• [Supplied data]
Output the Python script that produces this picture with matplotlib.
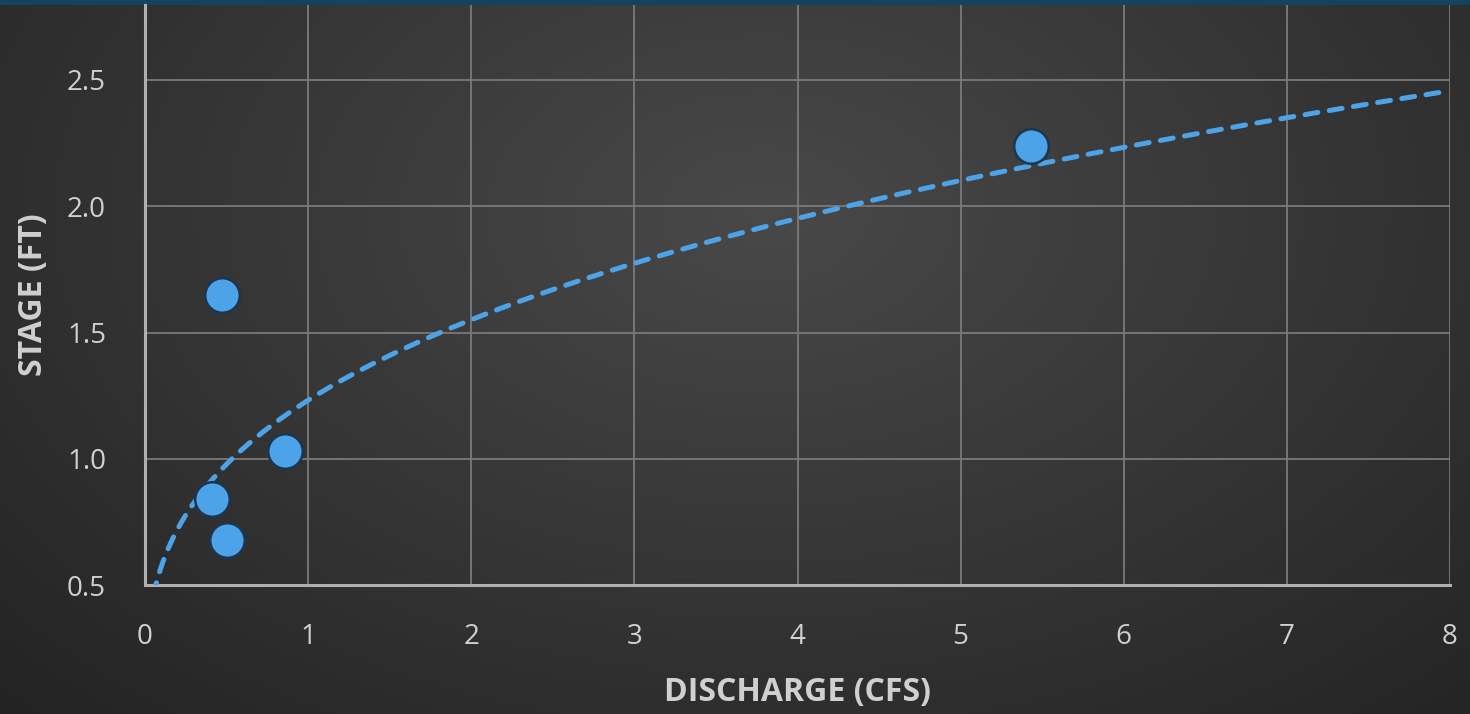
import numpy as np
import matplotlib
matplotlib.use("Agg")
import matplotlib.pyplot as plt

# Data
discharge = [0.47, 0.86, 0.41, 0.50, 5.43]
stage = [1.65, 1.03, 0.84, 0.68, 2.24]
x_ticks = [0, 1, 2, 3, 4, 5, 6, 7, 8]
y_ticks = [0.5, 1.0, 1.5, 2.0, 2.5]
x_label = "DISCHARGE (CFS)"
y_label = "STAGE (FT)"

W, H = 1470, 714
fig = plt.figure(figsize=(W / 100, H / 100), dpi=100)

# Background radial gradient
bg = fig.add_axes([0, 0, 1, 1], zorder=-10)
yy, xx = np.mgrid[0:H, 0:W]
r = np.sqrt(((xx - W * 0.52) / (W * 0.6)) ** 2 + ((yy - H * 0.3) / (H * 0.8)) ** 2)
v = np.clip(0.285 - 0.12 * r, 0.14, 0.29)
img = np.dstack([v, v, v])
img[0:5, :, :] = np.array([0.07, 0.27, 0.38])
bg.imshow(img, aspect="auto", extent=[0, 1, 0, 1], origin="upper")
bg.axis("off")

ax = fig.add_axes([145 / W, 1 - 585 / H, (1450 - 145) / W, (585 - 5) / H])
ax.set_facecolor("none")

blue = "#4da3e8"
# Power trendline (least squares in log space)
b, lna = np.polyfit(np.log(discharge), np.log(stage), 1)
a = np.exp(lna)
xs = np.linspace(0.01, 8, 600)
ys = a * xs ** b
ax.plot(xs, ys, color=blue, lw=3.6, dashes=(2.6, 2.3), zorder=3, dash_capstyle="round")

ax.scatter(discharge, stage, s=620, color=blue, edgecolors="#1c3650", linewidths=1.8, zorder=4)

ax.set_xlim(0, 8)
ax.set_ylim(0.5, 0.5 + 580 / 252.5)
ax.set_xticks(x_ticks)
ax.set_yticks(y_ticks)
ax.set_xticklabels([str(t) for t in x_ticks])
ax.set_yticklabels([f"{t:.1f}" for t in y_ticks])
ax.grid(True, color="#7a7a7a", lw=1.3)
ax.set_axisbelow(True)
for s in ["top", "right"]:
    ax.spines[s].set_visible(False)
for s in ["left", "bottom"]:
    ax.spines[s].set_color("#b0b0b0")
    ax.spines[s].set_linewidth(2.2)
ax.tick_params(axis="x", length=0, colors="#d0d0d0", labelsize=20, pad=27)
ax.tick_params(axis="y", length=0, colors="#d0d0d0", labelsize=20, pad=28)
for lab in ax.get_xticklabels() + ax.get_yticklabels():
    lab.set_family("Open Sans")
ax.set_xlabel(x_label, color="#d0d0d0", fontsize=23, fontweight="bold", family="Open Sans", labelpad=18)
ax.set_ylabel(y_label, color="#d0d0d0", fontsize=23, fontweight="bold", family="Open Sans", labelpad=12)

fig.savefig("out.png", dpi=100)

• [Written exercise] Exactly restate the lines from the beginning of the data through the line with "import matplotlib.pyplot as plt", and no others, keeping pictures out.

• [Solution for this problem]
Output the Python script that produces this picture with matplotlib.
import numpy as np
import matplotlib
matplotlib.use("Agg")
import matplotlib.pyplot as plt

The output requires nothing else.